→ **Data segment**
----

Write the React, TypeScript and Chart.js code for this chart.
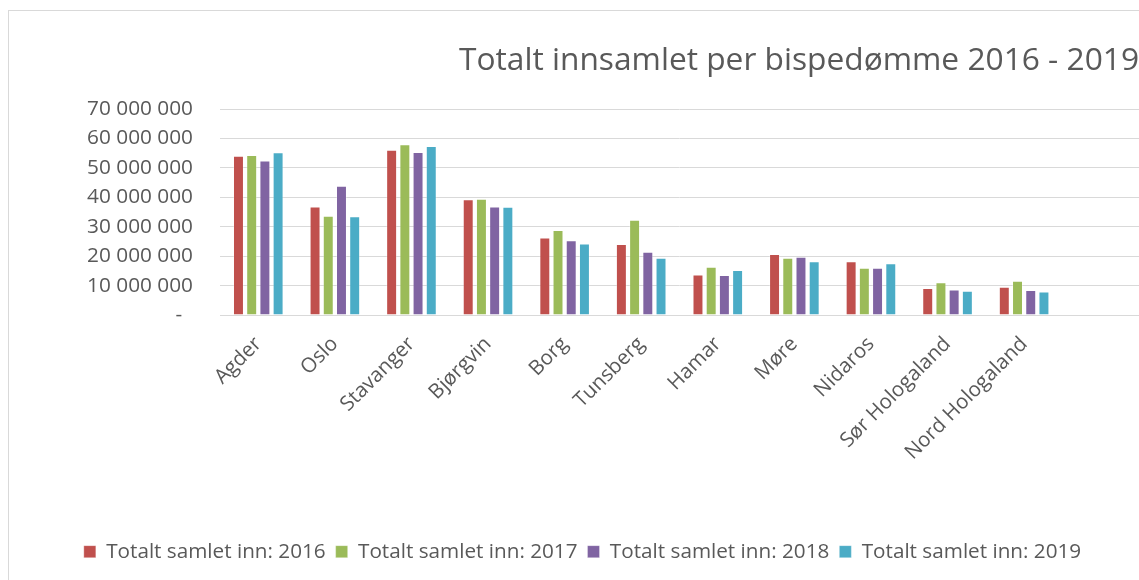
import React, { useEffect, useRef } from "react";
import { Chart, registerables } from "chart.js";

Chart.register(...registerables);

const categories = [
  "Agder",
  "Oslo",
  "Stavanger",
  "Bjørgvin",
  "Borg",
  "Tunsberg",
  "Hamar",
  "Møre",
  "Nidaros",
  "Sør Hologaland",
  "Nord Hologaland",
  "",
];

const values2016 = [54100000, 36900000, 56200000, 39300000, 26300000, 24100000, 13800000, 20700000, 18300000, 9200000, 9600000, null];
const values2017 = [54400000, 33700000, 58000000, 39500000, 28900000, 32400000, 16400000, 19500000, 16100000, 11100000, 11600000, null];
const values2018 = [52500000, 43900000, 55400000, 36900000, 25400000, 21500000, 13600000, 19800000, 16100000, 8700000, 8500000, null];
const values2019 = [55300000, 33600000, 57400000, 36800000, 24300000, 19500000, 15300000, 18300000, 17600000, 8200000, 8000000, null];

const seriesLabels = [
  "Totalt samlet inn: 2016",
  "Totalt samlet inn: 2017",
  "Totalt samlet inn: 2018",
  "Totalt samlet inn: 2019",
];
const seriesColors = ["#C0504D", "#9BBB59", "#8064A2", "#4BACC6"];

const titleText = "Totalt innsamlet per bispedømme 2016 - 2019";
const yMax = 70000000;
const yStep = 10000000;

const FONT = "'Open Sans', 'Noto Sans', sans-serif";
const TEXT = "#595959";
const GRID = "#D9D9D9";

function formatTick(v: number): string {
  if (v === 0) return "-  ";
  return Math.round(v)
    .toString()
    .replace(/\B(?=(\d{3})+(?!\d))/g, " ");
}

export default function App() {
  const ref = useRef<HTMLCanvasElement | null>(null);

  useEffect(() => {
    if (!ref.current) return;
    const allValues = [values2016, values2017, values2018, values2019];
    const chart = new Chart(ref.current, {
      type: "bar",
      data: {
        labels: categories,
        datasets: allValues.map((vals, i) => ({
          label: seriesLabels[i],
          data: vals,
          backgroundColor: seriesColors[i],
          borderColor: "rgba(255,255,255,0.3)",
          borderWidth: 1,
          categoryPercentage: 0.69,
          barPercentage: 0.83,
        })),
      },
      options: {
        responsive: false,
        animation: false,
        layout: { padding: { left: 17, right: 0, top: 0, bottom: 8 } },
        plugins: {
          title: {
            display: true,
            text: titleText,
            align: "end",
            color: TEXT,
            font: { family: FONT, size: 31.7, weight: "normal", lineHeight: 1.2 },
            padding: { top: 31, bottom: 29 },
          },
          legend: {
            position: "bottom",
            labels: {
              color: TEXT,
              font: { family: FONT, size: 20.7 },
              boxWidth: 12,
              boxHeight: 12,
              padding: 10,
            },
          },
          tooltip: { enabled: false },
        },
        scales: {
          x: {
            grid: { display: false, drawTicks: false },
            border: { display: true, color: GRID, width: 1 },
            ticks: {
              color: TEXT,
              font: { family: FONT, size: 20.5 },
              minRotation: 45,
              maxRotation: 45,
              autoSkip: false,
              padding: 17,
            },
            afterFit: (scale: any) => {
              const legendH = scale.chart.legend ? scale.chart.legend.height : 50;
              scale.height = scale.chart.height - 304 - legendH - 8;
            },
          },
          y: {
            min: 0,
            max: yMax,
            grid: { color: GRID, lineWidth: 1, drawTicks: false },
            border: { display: false },
            ticks: {
              stepSize: yStep,
              color: TEXT,
              font: { family: FONT, size: 20.8 },
              padding: 27,
              callback: (v: any) => formatTick(Number(v)),
            },
            afterFit: (scale: any) => {
              scale.width = 194;
            },
          },
        },
      },
    });
    return () => chart.destroy();
  }, []);

  return (
    <div
      style={{
        position: "absolute",
        left: 8,
        top: 10,
        width: 1131,
        height: 570,
        borderTop: "1px solid #D9D9D9",
        borderLeft: "1px solid #D9D9D9",
        background: "#fff",
        overflow: "hidden",
      }}
    >
      <canvas ref={ref} width={1130} height={569} style={{ display: "block" }} />
    </div>
  );
}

----

→ **Job**
Transcribe the material exactly, and leave out whatever pictures it holds.

→ **Exercise solution**
Write the React, TypeScript and Chart.js code for this chart.
import React, { useEffect, useRef } from "react";
import { Chart, registerables } from "chart.js";

Chart.register(...registerables);

const categories = [
  "Agder",
  "Oslo",
  "Stavanger",
  "Bjørgvin",
  "Borg",
  "Tunsberg",
  "Hamar",
  "Møre",
  "Nidaros",
  "Sør Hologaland",
  "Nord Hologaland",
  "",
];

const values2016 = [54100000, 36900000, 56200000, 39300000, 26300000, 24100000, 13800000, 20700000, 18300000, 9200000, 9600000, null];
const values2017 = [54400000, 33700000, 58000000, 39500000, 28900000, 32400000, 16400000, 19500000, 16100000, 11100000, 11600000, null];
const values2018 = [52500000, 43900000, 55400000, 36900000, 25400000, 21500000, 13600000, 19800000, 16100000, 8700000, 8500000, null];
const values2019 = [55300000, 33600000, 57400000, 36800000, 24300000, 19500000, 15300000, 18300000, 17600000, 8200000, 8000000, null];

const seriesLabels = [
  "Totalt samlet inn: 2016",
  "Totalt samlet inn: 2017",
  "Totalt samlet inn: 2018",
  "Totalt samlet inn: 2019",
];
const seriesColors = ["#C0504D", "#9BBB59", "#8064A2", "#4BACC6"];

const titleText = "Totalt innsamlet per bispedømme 2016 - 2019";
const yMax = 70000000;
const yStep = 10000000;

const FONT = "'Open Sans', 'Noto Sans', sans-serif";
const TEXT = "#595959";
const GRID = "#D9D9D9";

function formatTick(v: number): string {
  if (v === 0) return "-  ";
  return Math.round(v)
    .toString()
    .replace(/\B(?=(\d{3})+(?!\d))/g, " ");
}

export default function App() {
  const ref = useRef<HTMLCanvasElement | null>(null);

  useEffect(() => {
    if (!ref.current) return;
    const allValues = [values2016, values2017, values2018, values2019];
    const chart = new Chart(ref.current, {
      type: "bar",
      data: {
        labels: categories,
        datasets: allValues.map((vals, i) => ({
          label: seriesLabels[i],
          data: vals,
          backgroundColor: seriesColors[i],
          borderColor: "rgba(255,255,255,0.3)",
          borderWidth: 1,
          categoryPercentage: 0.69,
          barPercentage: 0.83,
        })),
      },
      options: {
        responsive: false,
        animation: false,
        layout: { padding: { left: 17, right: 0, top: 0, bottom: 8 } },
        plugins: {
          title: {
            display: true,
            text: titleText,
            align: "end",
            color: TEXT,
            font: { family: FONT, size: 31.7, weight: "normal", lineHeight: 1.2 },
            padding: { top: 31, bottom: 29 },
          },
          legend: {
            position: "bottom",
            labels: {
              color: TEXT,
              font: { family: FONT, size: 20.7 },
              boxWidth: 12,
              boxHeight: 12,
              padding: 10,
            },
          },
          tooltip: { enabled: false },
        },
        scales: {
          x: {
            grid: { display: false, drawTicks: false },
            border: { display: true, color: GRID, width: 1 },
            ticks: {
              color: TEXT,
              font: { family: FONT, size: 20.5 },
              minRotation: 45,
              maxRotation: 45,
              autoSkip: false,
              padding: 17,
            },
            afterFit: (scale: any) => {
              const legendH = scale.chart.legend ? scale.chart.legend.height : 50;
              scale.height = scale.chart.height - 304 - legendH - 8;
            },
          },
          y: {
            min: 0,
            max: yMax,
            grid: { color: GRID, lineWidth: 1, drawTicks: false },
            border: { display: false },
            ticks: {
              stepSize: yStep,
              color: TEXT,
              font: { family: FONT, size: 20.8 },
              padding: 27,
              callback: (v: any) => formatTick(Number(v)),
            },
            afterFit: (scale: any) => {
              scale.width = 194;
            },
          },
        },
      },
    });
    return () => chart.destroy();
  }, []);

  return (
    <div
      style={{
        position: "absolute",
        left: 8,
        top: 10,
        width: 1131,
        height: 570,
        borderTop: "1px solid #D9D9D9",
        borderLeft: "1px solid #D9D9D9",
        background: "#fff",
        overflow: "hidden",
      }}
    >
      <canvas ref={ref} width={1130} height={569} style={{ display: "block" }} />
    </div>
  );
}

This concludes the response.